Naturally, your mileage may vary....
 

·
Registered
Joined
·
1,204 Posts
Three trips witha 16' Hyside cat, no problems at all (except that one time in the ledge hole at Lava). One of the next two trips I plan on taking a a very
lightly loaded 12' cat. You will be able to take all the aggressive lines, just keep it straight and smile.
 

·
Registered
Joined
·
450 Posts
Just got back from Cat @ 50K...Joe styled the big drops (20-30' waves, holes, etc) in his cat with a hero line to boot....the rig flipped right after that with a different rower in not so big (under 20' waves).

hmmmm.

Took 6 people to get it upright. Ohh, and all the hard shit on the deck and oar rig flipped violent enough to bash a boater in the head...there was blood.

Anyway, depends on the rower I guess.
 

·
Registered
Joined
·
226 Posts
We had two cats that size when I did the Grand and there were no problems.


Joke: Whats the worst part about telling your parents that you bought a cataraft?

Coming out of the closet.
 

·
Registered
Joined
·
585 Posts
The biggest limitation for your cat

will be the amount of cargo you can carry. Done the Grand 3 X in 14 SB. Gear stacked to the ceiling. I'd say you'll most likely only be
able to carry your share of gear. Hopefully there's plenty of 18' rafts to haul
cargo on your trip.
 

·
Registered
Joined
·
63 Posts
I've had relatives that took down old school Selway bucket boats in the 11-12' range down the GC--ones with 12-13" tubes.
Size is relative......
 

·
Registered
Joined
·
276 Posts
Joke: Whats the worst part about telling your parents that you bought a cataraft?

Coming out of the closet.

Fuck,can we retire this joke already. It's the most commonly used,predicatable,interchangeable joke in the history of bad jokes.


No,i don't own a cat.
 

·
Registered
Joined
·
4,607 Posts
will be the amount of cargo you can carry. Done the Grand 3 X in 14 SB. Gear stacked to the ceiling. I'd say you'll most likely only be
able to carry your share of gear. Hopefully there's plenty of 18' rafts to haul
cargo on your trip.
I'll second that. I doubt you'll be able to carry your share of the gear, and your share of the passengers (if any) (Grand). We had a 16' cat owner decide to rent an 18' raft for just that reason. But we had no kayakers except an intermittent IK. Plus, it seems cats flip easier, I was with a 14' raft on my trip, not sure about a cat. At least you'd be heavily loaded - probably more than you want to be.
 

·
Registered
Joined
·
1,099 Posts
Cats flip easier?

No way. A properly loaded and trimmed cat is less likely to flip because, hydrodynamically speaking, there's a lot less shear (i.e friction, suck) than on a raft with a floor. Cats flip when they fetch up on a rock or wall. Very seldom in holes or big waves, with reasonably good handling.

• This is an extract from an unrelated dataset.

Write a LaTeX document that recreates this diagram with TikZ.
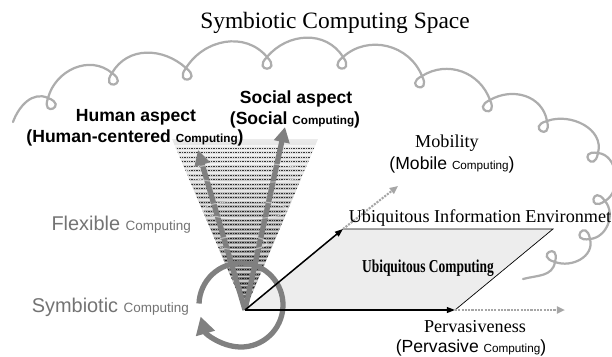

As far as taking a 14-footer on El Grande, I echo the sentiment that you're halfway between the real G-boats (18+ container ships) and the unashamed parasites in kayaks and duckies.

If you can go with a light to moderate load, you'll have a great trip. If you load an equal share, you'll be so low in the water that maneuvering will be unpleasant, at best.

The Jack's website (<jpwinc.com>) has load/waterline tables for standard size tubes. If in doubt, you can put your boat in the water and pile on the gear. If your floor is awash, beware.
 

·
Registered
Joined
·
4,607 Posts
No way. A properly loaded and trimmed cat is less likely to flip because, hydrodynamically speaking, there's a lot less shear (i.e friction, suck) than on a raft with a floor. Cats flip when they fetch up on a rock or wall. Very seldom in holes or big waves, with reasonably good handling.
Aahhh- cats vs rafts! Maybe I've just seen a lot of improperly loaded/trimmed cats or people that aren't as good at running them. Well, I've not seen a ton of cats, but they seem to be a lot more sketchy from the few I've seen in person. Again, maybe it is back to the "driver".

I do recall seeing one a couple of years back, it was HUGE. People went through the rapids standing, it had like a railing on it or something. It looked like NOTHING could have taken it over. And this was on the Alberton Gorge in Montan, not a huge river. Never seen anything like that setup since.